Growing interest in part-time work reflects social shift in Czechia

Interest in part-time work has spiked as a result of pandemic, bringing the Czech Republic closer into line with other EU nations.

William Nattrass

Written by William Nattrass Published on 01.12.2021 14:29:00 (updated on 04.12.2021) Reading time: 2 minutes

The Czech Republic has long been below the EU average for the number of people working part-time jobs. In this sense, the country has, like other Central and Eastern European nations, taken a traditional “all or nothing” attitude towards working life.

According to Eurostat, Only 10% of Czech women work part-time; in neighboring Austria, the proportion is 50%. Fewer Czech men work part-time than their counterparts in other EU countries, too. In the Netherlands, a whopping 36.9% of the total workforce has part-time jobs; in the Czech Republic, it is only 4.9%.

Yet all over the world, the pandemic has brought about change. The traditional eight-hour working day went out of the window for many; and while working from home brought new challenges, it also forced many people to reconsider their previous work-life balance.

The result, according to new data from SAP Services software company in Prague, has been a spike in people looking to move into part-time work. The company’s data suggests interest in part-time roles is higher than ever, with the most popular types being half or three-quarter time jobs. Such jobs are proving particularly appealing among students, elderly workers and women.

As in every other EU country, more women than men work part-time in the Czech Republic. In SAP Services, 94% of part-time employees are women. It’s thought the reason for this gender imbalance is the typically greater role played by women in caring for children or other family members in the Czech Republic.

“When setting conditions, we always try to respect the individual needs and time possibilities of the given employee. If the scope of work of the given position allows it, we try to meet their needs,” said Lenka Pospíšilová, HR Business Partner at SAP Services.

While interest in part-time positions (in the Czech Republic, 21.5 hours is officially considered a part-time contract) may be at an all-time high, how is the market for landing such a job?

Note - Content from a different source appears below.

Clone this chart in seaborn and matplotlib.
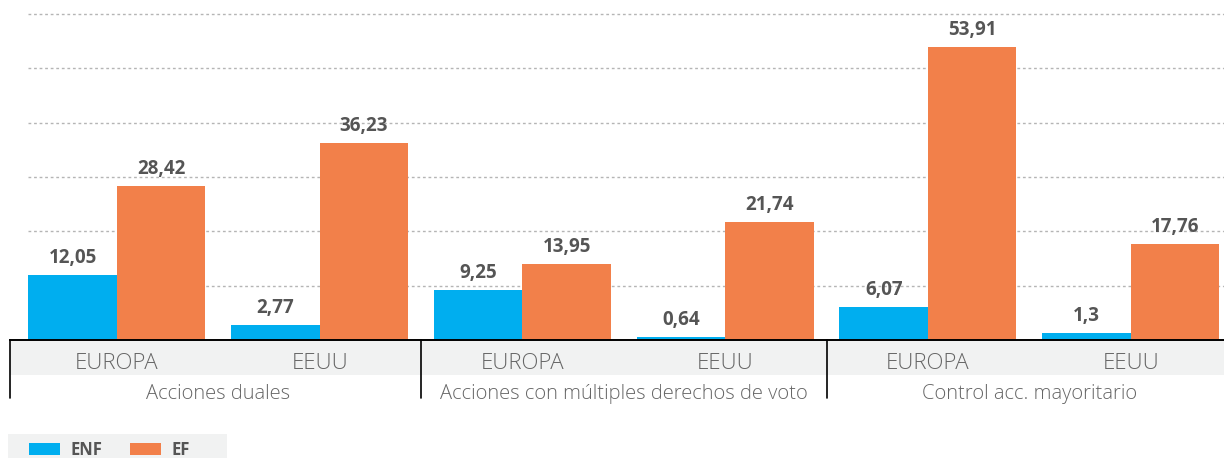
import pandas as pd
import matplotlib.pyplot as plt
import matplotlib.transforms as mtransforms
from matplotlib.patches import Rectangle, Patch
import seaborn as sns

# -----------------------------
# Data
# -----------------------------
categories = ["Acciones duales", "Acciones con múltiples derechos de voto", "Control acc. mayoritario"]
regions = ["EUROPA", "EEUU"]
series = ["ENF", "EF"]
enf_values = [12.05, 2.77, 9.25, 0.64, 6.07, 1.3]
ef_values = [28.42, 36.23, 13.95, 21.74, 53.91, 17.76]

colors = {"ENF": "#00AEEF", "EF": "#F2804A"}

slots = [f"{c}|{r}" for c in categories for r in regions]
df = pd.DataFrame({
    "slot": slots * 2,
    "serie": ["ENF"] * len(slots) + ["EF"] * len(slots),
    "valor": enf_values + ef_values,
})

# -----------------------------
# Style
# -----------------------------
sns.set_style("white")
plt.rcParams["font.family"] = ["Open Sans", "DejaVu Sans"]

fig = plt.figure(figsize=(12.24, 4.59), dpi=100)
W, H = 1224, 459
ax = fig.add_axes([10 / W, 119 / H, 1214 / W, 340 / H])

sns.barplot(data=df, x="slot", y="valor", hue="serie", hue_order=series,
            palette=colors, width=0.873, gap=0, saturation=1, linewidth=0,
            order=slots, legend=False, ax=ax, zorder=3)

ax.set_xlim(-0.527, 5.46)
ax.set_ylim(0, 62.6)

# dotted gridlines
grid_y = [10, 20, 30, 40, 50, 60]
ax.hlines(grid_y, -0.436, 5.46, colors="#b5b5b5", linewidth=1,
          linestyles=(0, (2, 2)), zorder=1)

ax.set_yticks([])
ax.set_xticks([])
ax.set_xlabel("")
ax.set_ylabel("")
for s in ["top", "right", "left"]:
    ax.spines[s].set_visible(False)
ax.spines["bottom"].set_color("black")
ax.spines["bottom"].set_linewidth(1.4)
ax.spines["bottom"].set_zorder(5)

# value labels
for cont, vals in zip(ax.containers, [enf_values, ef_values]):
    labels = [str(v).replace(".", ",") for v in vals]
    ax.bar_label(cont, labels=labels, padding=5, fontsize=13.5,
                 fontweight="bold", color="#555555")

# -----------------------------
# Category axis (two levels)
# -----------------------------
trans = mtransforms.blended_transform_factory(ax.transData, ax.transAxes)
band = Rectangle((-0.527, -35 / 340), 6.0, 35 / 340, transform=trans,
                 facecolor="#F1F2F2", edgecolor="none", clip_on=False, zorder=0)
ax.add_patch(band)

for i, s in enumerate(slots):
    ax.text(i, -29 / 340, s.split("|")[1], transform=trans, ha="center",
            va="baseline", fontsize=16, fontweight="light", color="#666666")

for j, c in enumerate(categories):
    ax.text(2 * j + 0.5, -59 / 340, c, transform=trans, ha="center",
            va="baseline", fontsize=14.5, fontweight="light", color="#666666")

for xs in [-0.527, 1.5, 3.5]:
    ax.plot([xs, xs], [0, -58 / 340], transform=trans, color="black",
            linewidth=1.2, clip_on=False, zorder=5)

# -----------------------------
# Legend
# -----------------------------
fig.patches.append(Rectangle((8 / W, 1 / H), 219 / W, 24 / H, transform=fig.transFigure,
                             facecolor="#F1F2F2", edgecolor="none", zorder=0))
handles = [Patch(facecolor=colors[s], edgecolor="none") for s in series]
leg = fig.legend(handles, series, loc="center left", bbox_to_anchor=(29 / W, 1 - 450 / H),
                 ncol=2, frameon=False, borderpad=0, borderaxespad=0,
                 handlelength=1.86, handleheight=0.72, handletextpad=0.6,
                 columnspacing=1.7, prop={"size": 12, "weight": "bold"})
for t in leg.get_texts():
    t.set_color("#555555")

plt.savefig("out.png", dpi=100)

According to SAP, 39% of Czech business service centers plan to increase their share of part-time work in response to growing interest from employees. Mobile operator Vodafone has even committed to providing a part-time option for every single advertised role with the company.

An increasing number of part-time roles now also require language capabilities, such as jobs in call centers requiring English, French, Polish, Romanian or other languages. As part-time work becomes more commonplace in the Czech Republic, it's clear that an increasing number of these roles will also open up to non-Czech workers.

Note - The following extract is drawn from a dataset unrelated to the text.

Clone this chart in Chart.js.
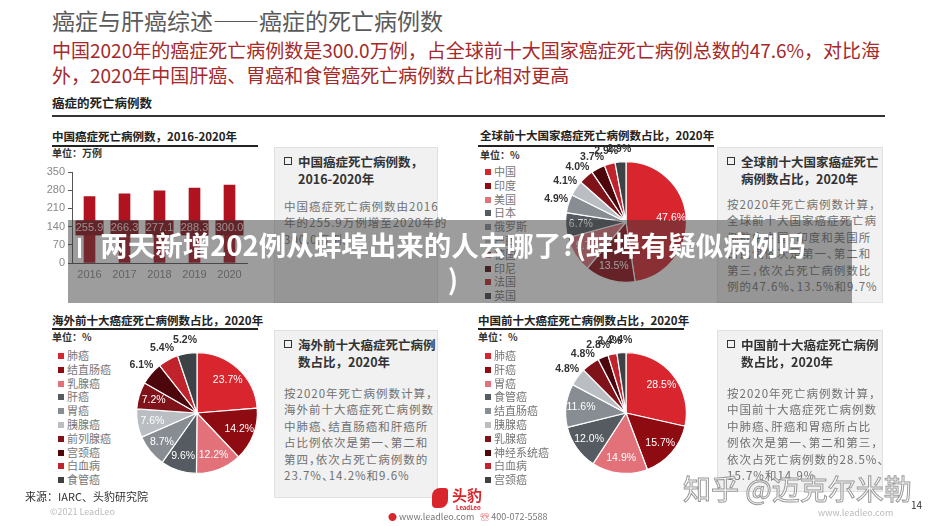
<!DOCTYPE html>
<html lang="zh">
<head>
<meta charset="UTF-8">
<title>癌症与肝癌综述——癌症的死亡病例数</title>
<script src="https://cdn.jsdelivr.net/npm/chart.js"></script>
<style>
    body {
        margin: 0;
        width: 935px;
        height: 526px;
        overflow: hidden;
        background: #fff;
        position: relative;
        font-family: "Noto Sans CJK SC", sans-serif;
    }
    .abs { position: absolute; white-space: nowrap; }
    .title { left: 52px; top: 6px; font-size: 23px; color: #5a5a5a; line-height: 28px; }
    .sub { left: 52px; font-size: 19px; color: #a3292b; line-height: 24px; }
    .section { left: 52px; top: 93px; font-size: 12.5px; font-weight: bold; color: #222; }
    .rule { background: #333; height: 2px; }
    .ptitle { font-size: 11.5px; font-weight: bold; color: #222; line-height: 16px; }
    .pline { background: #222; height: 1.5px; }
    .unit { font-size: 10px; font-weight: bold; color: #333; line-height: 14px; }
    .legend { font-size: 11px; color: #777; line-height: 13.8px; }
    .legend div { position: relative; padding-left: 9px; }
    .legend span { position: absolute; left: 0; top: 4px; width: 6px; height: 6px; }
    .box { background: #f1f1f1; border: 1px solid #e0e0e0; box-sizing: border-box; }
    .box .bt { position: absolute; left: 9px; top: 5px; font-size: 12.5px; font-weight: bold; color: #333; line-height: 17px; padding-left: 14px; }
    .box .bt i { position: absolute; left: 0; top: 4px; width: 6px; height: 6px; border: 1.5px solid #333; }
    .box .bd { position: absolute; left: 9px; font-size: 11.5px; color: #707070; line-height: 16.4px; letter-spacing: 1px; font-feature-settings: "halt"; }
    canvas { position: absolute; }
    .banner { left: 68px; top: 220px; width: 784px; height: 83px; background: rgba(60,60,60,0.5); }
    .btext { left: 58px; top: 227px; width: 790px; text-align: center; font-size: 27.5px; font-weight: bold; color: #fff; line-height: 34px; }
    .foot { font-size: 11px; color: #333; }
    .mark { font-size: 28px; color: rgba(255,255,255,0.7); -webkit-text-stroke: 1px #9a9a9a; }
</style>
</head>
<body>
    <div class="abs title">癌症与肝癌综述——癌症的死亡病例数</div>
    <div class="abs sub" style="top:38px;">中国2020年的癌症死亡病例数是300.0万例，占全球前十大国家癌症死亡病例总数的47.6%，对比海</div>
    <div class="abs sub" style="top:63px;">外，2020年中国肝癌、胃癌和食管癌死亡病例数占比相对更高</div>
    <div class="abs section">癌症的死亡病例数</div>
    <div class="abs rule" style="left:52px; top:115px; width:833px;"></div>

    <!-- top left -->
    <div class="abs ptitle" style="left:52px; top:128px;">中国癌症死亡病例数，2016-2020年</div>
    <div class="abs pline" style="left:52px; top:145px; width:206px;"></div>
    <div class="abs unit" style="left:52px; top:146px;">单位：万例</div>
    <canvas id="barChart" width="225" height="125" style="left:40px; top:160px;"></canvas>
    <div class="abs box" style="left:274px; top:147px; width:164px; height:156px;">
        <div class="bt"><i></i>中国癌症死亡病例数，<br>2016-2020年</div>
        <div class="bd" style="top:50px;">中国癌症死亡病例数由2016<br>年的255.9万例增至2020年的<br>300.0万例。</div>
    </div>

    <!-- top right -->
    <div class="abs ptitle" style="left:480px; top:127px;">全球前十大国家癌症死亡病例数占比，2020年</div>
    <div class="abs pline" style="left:478px; top:145px; width:236px;"></div>
    <div class="abs unit" style="left:480px; top:148px;">单位：%</div>
    <div class="abs legend" id="legGlobal" style="left:485px; top:165px;"></div>
    <canvas id="pieGlobal" width="230" height="170" style="left:511px; top:137px;"></canvas>
    <div class="abs box" style="left:717px; top:147px; width:166px; height:156px;">
        <div class="bt"><i></i>全球前十大国家癌症死亡<br>病例数占比，2020年</div>
        <div class="bd" style="top:48px;">按2020年死亡病例数计算，<br>全球前十大国家癌症死亡病<br>例数中中国、印度和美国所<br>占比例依次是第一、第二和<br>第三，依次占死亡病例数比<br>例的47.6%、13.5%和9.7%</div>
    </div>

    <!-- bottom left -->
    <div class="abs ptitle" style="left:52px; top:312px;">海外前十大癌症死亡病例数占比，2020年</div>
    <div class="abs pline" style="left:52px; top:328px; width:206px;"></div>
    <div class="abs unit" style="left:52px; top:330px;">单位：%</div>
    <div class="abs legend" id="legOverseas" style="left:58px; top:349px;"></div>
    <canvas id="pieOverseas" width="230" height="170" style="left:82px; top:328px;"></canvas>
    <div class="abs box" style="left:274px; top:330px; width:164px; height:168px;">
        <div class="bt"><i></i>海外前十大癌症死亡病例<br>数占比，2020年</div>
        <div class="bd" style="top:54px;">按2020年死亡病例数计算，<br>海外前十大癌症死亡病例数<br>中肺癌、结直肠癌和肝癌所<br>占比例依次是第一、第二和<br>第四，依次占死亡病例数的<br>23.7%、14.2%和9.6%</div>
    </div>

    <!-- bottom right -->
    <div class="abs ptitle" style="left:478px; top:312px;">中国前十大癌症死亡病例数占比，2020年</div>
    <div class="abs pline" style="left:478px; top:328px; width:206px;"></div>
    <div class="abs unit" style="left:478px; top:330px;">单位：%</div>
    <div class="abs legend" id="legChina" style="left:485px; top:349px;"></div>
    <canvas id="pieChina" width="230" height="170" style="left:511px; top:328px;"></canvas>
    <div class="abs box" style="left:717px; top:330px; width:166px; height:162px;">
        <div class="bt"><i></i>中国前十大癌症死亡病例<br>数占比，2020年</div>
        <div class="bd" style="top:54px;">按2020年死亡病例数计算，<br>中国前十大癌症死亡病例数<br>中肺癌、肝癌和胃癌所占比<br>例依次是第一、第二和第三，<br>依次占死亡病例数的28.5%、<br>15.7%和14.9%</div>
    </div>

    <!-- footer -->
    <div class="abs foot" style="left:25px; top:488px;">来源：IARC、头豹研究院</div>
    <div class="abs" style="left:50px; top:505px; font-size:9px; color:#bbb;">©2021 LeadLeo</div>
    <div class="abs" style="left:432px; top:488px; width:16px; height:20px; background:#d8262c; border-radius:8px 3px 8px 4px;"></div>
    <div class="abs" style="left:452px; top:484px; font-size:15px; font-weight:bold; color:#d8262c;">头豹</div>
    <div class="abs" style="left:456px; top:503px; font-size:6px; font-weight:bold; color:#d8262c;">LeadLeo</div>
    <div class="abs" style="left:388px; top:510px; font-size:9px; color:#777;"><span style="color:#d8262c;">●</span> www.leadleo.com &nbsp; <span style="color:#d8262c;">☏</span> 400-072-5588</div>
    <div class="abs mark" style="left:683px; top:468px;">知乎 @迈克尔米勒</div>
    <div class="abs" style="left:818px; top:506px; font-size:9px; color:#bbb;">www.leadleo.com</div>
    <div class="abs" style="left:911px; top:497px; font-size:10px; color:#333;">14</div>

    <!-- overlay banner -->
    <div class="abs banner"></div>
    <div class="abs" style="left:78px; top:238px; width:3px; height:20px; background:#fff;"></div>
    <div class="abs btext">两天新增202例从蚌埠出来的人去哪了?(蚌埠有疑似病例吗<br>)</div>

<script>
    // 中国癌症死亡病例数（万例）
    const barYears = ['2016', '2017', '2018', '2019', '2020'];
    const barDeaths = [255.9, 266.3, 277.1, 288.3, 300.0];
    const barAxisMax = 350;
    const barAxisStep = 70;

    // 全球前十大国家癌症死亡病例数占比（%）
    const globalLabels = ['中国', '印度', '美国', '日本', '俄罗斯', '巴西', '德国', '印尼', '法国', '英国'];
    const globalShares = [47.6, 13.5, 9.7, 6.7, 4.9, 4.1, 4.0, 3.7, 2.9, 2.9];

    // 海外前十大癌症死亡病例数占比（%）
    const overseasLabels = ['肺癌', '结直肠癌', '乳腺癌', '肝癌', '胃癌', '胰腺癌', '前列腺癌', '宫颈癌', '白血病', '食管癌'];
    const overseasShares = [23.7, 14.2, 12.2, 9.6, 8.7, 7.6, 7.2, 6.1, 5.4, 5.2];

    // 中国前十大癌症死亡病例数占比（%）
    const chinaLabels = ['肺癌', '肝癌', '胃癌', '食管癌', '结直肠癌', '胰腺癌', '乳腺癌', '神经系统癌', '白血病', '宫颈癌'];
    const chinaShares = [28.5, 15.7, 14.9, 12.0, 11.6, 4.8, 4.8, 2.8, 2.4, 2.4];

    const sliceColors = ['#d8252e', '#8e0b12', '#e3717a', '#555b61', '#878d93',
                         '#babec2', '#80121a', '#4c060c', '#c1232c', '#3d4247'];
    const numFont = '"Liberation Sans", Arial, sans-serif';

    // dark label boxes on the bars
    const barBoxes = {
        id: 'barBoxes',
        afterDatasetsDraw(chart) {
            const ctx = chart.ctx;
            const yPix = chart.scales.y.getPixelForValue(135);
            chart.getDatasetMeta(0).data.forEach((bar, i) => {
                ctx.save();
                ctx.fillStyle = '#8a0c16';
                ctx.fillRect(bar.x - 14, yPix - 7.5, 28, 15);
                ctx.fillStyle = '#f3dede';
                ctx.font = '11px ' + numFont;
                ctx.textAlign = 'center';
                ctx.textBaseline = 'middle';
                ctx.fillText(barDeaths[i].toFixed(1), bar.x, yPix + 0.5);
                ctx.restore();
            });
        }
    };

    // percentage labels inside / outside the slices
    const pieLabels = {
        id: 'pieLabels',
        afterDatasetsDraw(chart, args, opts) {
            const ctx = chart.ctx;
            const values = chart.data.datasets[0].data;
            chart.getDatasetMeta(0).data.forEach((arc, i) => {
                const v = values[i];
                const mid = (arc.startAngle + arc.endAngle) / 2;
                const inside = v >= opts.minInside;
                const r = inside ? arc.outerRadius * 0.75 : arc.outerRadius + 13;
                ctx.save();
                ctx.font = (inside ? '' : 'bold ') + '10.5px ' + numFont;
                ctx.fillStyle = inside ? '#fff' : '#333';
                ctx.textAlign = 'center';
                ctx.textBaseline = 'middle';
                ctx.fillText(v.toFixed(1) + '%', arc.x + Math.cos(mid) * r, arc.y + Math.sin(mid) * r);
                ctx.restore();
            });
        }
    };

    new Chart(document.getElementById('barChart'), {
        type: 'bar',
        data: {
            labels: barYears,
            datasets: [{ data: barDeaths, backgroundColor: '#b0121f', barThickness: 11 }]
        },
        options: {
            responsive: false,
            animation: false,
            layout: { padding: { top: 12, right: 18 } },
            plugins: { legend: { display: false }, tooltip: { enabled: false } },
            scales: {
                x: {
                    grid: { drawOnChartArea: false, drawTicks: false },
                    border: { color: '#555' },
                    ticks: { color: '#888', font: { size: 11, family: numFont }, padding: 5 },
                    afterFit(s) { s.height = 22; }
                },
                y: {
                    min: 0,
                    max: barAxisMax,
                    ticks: { stepSize: barAxisStep, color: '#888', font: { size: 11, family: numFont }, padding: 3 },
                    grid: { drawOnChartArea: false, tickLength: 4, color: '#555' },
                    border: { color: '#555' },
                    afterFit(s) { s.width = 32; }
                }
            }
        },
        plugins: [barBoxes]
    });

    function makeLegend(id, labels) {
        document.getElementById(id).innerHTML = labels.map((l, i) =>
            '<div><span style="background:' + sliceColors[i] + '"></span>' + l + '</div>').join('');
    }

    function makePie(id, labels, values, minInside) {
        return new Chart(document.getElementById(id), {
            type: 'pie',
            data: {
                labels: labels,
                datasets: [{ data: values, backgroundColor: sliceColors, borderColor: '#fff', borderWidth: 1.2 }]
            },
            options: {
                responsive: false,
                animation: false,
                layout: { padding: 24 },
                plugins: {
                    legend: { display: false },
                    tooltip: { enabled: false },
                    pieLabels: { minInside: minInside }
                }
            },
            plugins: [pieLabels]
        });
    }

    makeLegend('legGlobal', globalLabels);
    makeLegend('legOverseas', overseasLabels);
    makeLegend('legChina', chinaLabels);

    makePie('pieGlobal', globalLabels, globalShares, 5);
    makePie('pieOverseas', overseasLabels, overseasShares, 7);
    makePie('pieChina', chinaLabels, chinaShares, 10);
</script>
</body>
</html>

Legislative change could also be in the works to boost part-time work. It’s thought one of the main reasons for the lack of such roles on offer in the Czech Republic has been a tax system in which employers have to pay full social insurance contributions for part-time workers, making them worse value for the company than full-time employees.

New Eurostat data meanwhile shows that the number of people in the Czech Republic with two jobs rose by 13,000 in the second quarter of 2021 compared to the same period last year.

The incoming administration led by Petr Fiala has already stated an interest in fixing this imbalance. If they do, the growth of part-time work in the Czech Republic could become even more rapid, bringing the country closer into line with the EU’s most advanced economies.